By Robyn Hagan Cain | Last updated on

A group of Nigerian plaintiffs claim that Royal Dutch Petroleum Company and Shell Transport and Trading Company -- which you probably know as Shell Oil -- aided and abetted the Nigerian government in committing human rights abuses against them. Those abuses included beating, raping, and arresting people, and destroying or looting property.

The plaintiffs sued the oil company in the U.S. under the Alien Tort Statute in 2002. Eleven years later, they have officially lost their case because the presumption against extraterritoriality applies to claims under the ATS, and the statute doesn't rebut that presumption.

In 2010, the Second Circuit Court of Appeals ruled in Kiobel v. Royal Dutch Petroleum that aliens cannot bring ATS claims against foreign companies doing business overseas. Until now, it was the only federal appellate court that felt that way.

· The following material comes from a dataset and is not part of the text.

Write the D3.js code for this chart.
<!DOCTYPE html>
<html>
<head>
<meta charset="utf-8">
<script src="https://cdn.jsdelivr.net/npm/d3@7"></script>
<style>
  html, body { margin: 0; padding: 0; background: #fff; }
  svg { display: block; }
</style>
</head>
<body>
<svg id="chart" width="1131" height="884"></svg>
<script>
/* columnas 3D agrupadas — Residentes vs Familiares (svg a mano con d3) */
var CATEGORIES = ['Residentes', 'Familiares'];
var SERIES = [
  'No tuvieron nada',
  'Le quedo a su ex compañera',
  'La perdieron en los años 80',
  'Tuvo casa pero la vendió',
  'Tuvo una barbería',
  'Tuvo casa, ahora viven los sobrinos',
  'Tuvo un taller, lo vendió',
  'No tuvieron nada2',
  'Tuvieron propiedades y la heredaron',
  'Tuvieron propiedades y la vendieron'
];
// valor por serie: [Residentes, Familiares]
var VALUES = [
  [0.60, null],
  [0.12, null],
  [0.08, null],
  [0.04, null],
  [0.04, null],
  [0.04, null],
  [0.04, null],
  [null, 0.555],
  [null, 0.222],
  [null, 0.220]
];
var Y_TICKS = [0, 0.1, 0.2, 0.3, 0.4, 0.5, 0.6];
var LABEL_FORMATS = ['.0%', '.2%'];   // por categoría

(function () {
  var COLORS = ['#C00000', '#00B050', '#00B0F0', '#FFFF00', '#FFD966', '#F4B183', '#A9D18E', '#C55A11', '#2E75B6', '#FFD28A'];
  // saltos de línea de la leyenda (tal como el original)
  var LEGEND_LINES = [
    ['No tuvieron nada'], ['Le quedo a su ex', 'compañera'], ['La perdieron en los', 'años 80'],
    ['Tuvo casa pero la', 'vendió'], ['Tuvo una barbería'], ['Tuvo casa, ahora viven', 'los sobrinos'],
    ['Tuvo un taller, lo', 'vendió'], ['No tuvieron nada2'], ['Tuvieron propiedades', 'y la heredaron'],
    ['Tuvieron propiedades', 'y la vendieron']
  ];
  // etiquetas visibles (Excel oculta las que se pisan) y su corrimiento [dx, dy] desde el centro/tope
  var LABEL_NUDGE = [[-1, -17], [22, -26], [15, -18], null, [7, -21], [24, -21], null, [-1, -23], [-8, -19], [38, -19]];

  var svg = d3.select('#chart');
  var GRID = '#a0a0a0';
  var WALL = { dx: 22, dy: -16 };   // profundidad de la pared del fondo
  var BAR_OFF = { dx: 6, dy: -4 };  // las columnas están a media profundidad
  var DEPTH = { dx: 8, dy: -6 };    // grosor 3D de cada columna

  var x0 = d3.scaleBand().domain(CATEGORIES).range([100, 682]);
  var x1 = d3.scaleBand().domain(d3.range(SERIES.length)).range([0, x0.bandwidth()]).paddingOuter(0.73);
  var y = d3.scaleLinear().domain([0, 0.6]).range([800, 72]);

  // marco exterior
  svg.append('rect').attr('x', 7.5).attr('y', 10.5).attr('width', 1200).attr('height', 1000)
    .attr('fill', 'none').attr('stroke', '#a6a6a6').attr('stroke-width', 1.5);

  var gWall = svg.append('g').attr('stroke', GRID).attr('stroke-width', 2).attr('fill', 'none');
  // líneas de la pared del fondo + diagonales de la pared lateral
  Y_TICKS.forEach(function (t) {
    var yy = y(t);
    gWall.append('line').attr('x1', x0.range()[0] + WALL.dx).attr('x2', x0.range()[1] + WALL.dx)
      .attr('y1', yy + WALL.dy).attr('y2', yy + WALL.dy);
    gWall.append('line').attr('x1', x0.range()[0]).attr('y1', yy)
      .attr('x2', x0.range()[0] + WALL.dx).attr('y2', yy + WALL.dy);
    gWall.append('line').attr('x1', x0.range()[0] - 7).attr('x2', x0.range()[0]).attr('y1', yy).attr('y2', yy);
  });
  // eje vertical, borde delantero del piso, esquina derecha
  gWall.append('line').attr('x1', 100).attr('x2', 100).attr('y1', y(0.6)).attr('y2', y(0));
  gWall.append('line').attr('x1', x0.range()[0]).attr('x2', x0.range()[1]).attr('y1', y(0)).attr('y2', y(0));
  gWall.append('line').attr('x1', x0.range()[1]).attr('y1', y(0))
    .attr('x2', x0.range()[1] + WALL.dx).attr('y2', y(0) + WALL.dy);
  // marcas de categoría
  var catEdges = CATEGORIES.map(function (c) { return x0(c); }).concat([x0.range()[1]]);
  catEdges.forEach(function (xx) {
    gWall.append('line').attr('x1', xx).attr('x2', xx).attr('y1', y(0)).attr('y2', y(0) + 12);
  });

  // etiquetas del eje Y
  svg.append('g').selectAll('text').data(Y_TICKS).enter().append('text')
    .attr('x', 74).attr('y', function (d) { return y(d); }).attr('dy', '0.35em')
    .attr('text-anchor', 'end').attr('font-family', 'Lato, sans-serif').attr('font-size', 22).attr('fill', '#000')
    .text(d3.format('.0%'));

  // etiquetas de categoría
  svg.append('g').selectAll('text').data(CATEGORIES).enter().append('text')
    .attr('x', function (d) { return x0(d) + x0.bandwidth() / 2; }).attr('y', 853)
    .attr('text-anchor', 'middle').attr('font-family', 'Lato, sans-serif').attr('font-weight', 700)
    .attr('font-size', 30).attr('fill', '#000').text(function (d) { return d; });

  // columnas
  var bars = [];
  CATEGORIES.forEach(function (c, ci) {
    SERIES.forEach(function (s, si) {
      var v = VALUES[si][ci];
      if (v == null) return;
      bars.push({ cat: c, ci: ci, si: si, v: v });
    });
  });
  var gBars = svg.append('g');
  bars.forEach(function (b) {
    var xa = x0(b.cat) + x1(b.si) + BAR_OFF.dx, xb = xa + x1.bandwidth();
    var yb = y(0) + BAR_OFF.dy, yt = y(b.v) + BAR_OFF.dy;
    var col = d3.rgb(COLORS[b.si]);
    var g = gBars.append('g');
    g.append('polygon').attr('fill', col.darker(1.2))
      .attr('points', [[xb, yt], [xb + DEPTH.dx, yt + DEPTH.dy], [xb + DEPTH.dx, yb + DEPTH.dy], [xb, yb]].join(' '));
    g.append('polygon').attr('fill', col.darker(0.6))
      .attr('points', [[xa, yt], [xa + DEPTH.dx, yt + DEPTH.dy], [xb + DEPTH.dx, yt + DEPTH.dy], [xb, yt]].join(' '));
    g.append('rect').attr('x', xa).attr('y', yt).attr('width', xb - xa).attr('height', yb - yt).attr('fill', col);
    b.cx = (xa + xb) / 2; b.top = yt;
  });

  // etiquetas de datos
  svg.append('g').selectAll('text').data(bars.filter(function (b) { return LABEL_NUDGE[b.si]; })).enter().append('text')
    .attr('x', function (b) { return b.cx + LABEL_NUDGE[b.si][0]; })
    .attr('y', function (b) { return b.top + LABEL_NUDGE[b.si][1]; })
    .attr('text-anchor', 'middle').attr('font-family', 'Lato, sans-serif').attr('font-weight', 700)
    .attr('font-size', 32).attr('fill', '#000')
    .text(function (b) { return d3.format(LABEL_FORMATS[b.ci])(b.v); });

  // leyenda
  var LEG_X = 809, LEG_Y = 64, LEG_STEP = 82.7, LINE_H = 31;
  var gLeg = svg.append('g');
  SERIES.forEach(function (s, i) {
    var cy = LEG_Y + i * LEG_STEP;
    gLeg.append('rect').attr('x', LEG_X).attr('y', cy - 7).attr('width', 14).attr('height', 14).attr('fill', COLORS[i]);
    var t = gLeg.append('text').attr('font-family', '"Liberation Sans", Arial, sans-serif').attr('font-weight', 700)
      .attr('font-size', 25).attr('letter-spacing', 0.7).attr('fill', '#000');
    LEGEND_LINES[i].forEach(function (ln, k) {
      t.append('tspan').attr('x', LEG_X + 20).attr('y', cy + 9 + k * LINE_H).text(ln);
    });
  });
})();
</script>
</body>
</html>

The D.C. Circuit, in John Doe VIII et al v. Exxon Mobil Corp et al, and the Ninth Circuit, Sarei v. Rio Tinto, both ruled that aliens can sue under the ATS. In Flomo v. Firestone Natural Rubber Co., the Seventh Circuit Court of Appeals criticized the Kiobel decision’s underlying premise that there is no principle of customary international law that binds a corporation as “incorrect,” and countered that “there is always a first time for litigation to enforce a norm.”

But Wednesday, after considering Kiobel in consecutive terms, the Supreme Court unanimously agreed with the Second Circuit that the Nigerian plaintiffs in the case cannot bring their claim under the Alien Tort Statute.

Chief Justice John Roberts, writing for the conservative majority, concluded that the ATS did not provide for “relief for violations of the law of nations occurring outside the United States,” The Washington Post reports.

Justice Stephen Breyer, writing for the liberal block, disagreed with Roberts’ presumption that U.S. laws don’t have extraterritorial reach, and suggested that the ATS could confer jurisdiction when the defendant’s conduct “substantially and adversely affects an important American national interest, and that includes a distinct interest in preventing the United States from becoming a safe harbor (free of civil as well as criminal liability) for a torturer or other common enemy of mankind.”

Unless Congress steps in to amend the ATS, the outcome in Kiobel means that victims of overseas abuses allegedly committed by American companies will be stuck litigating in foreign courts.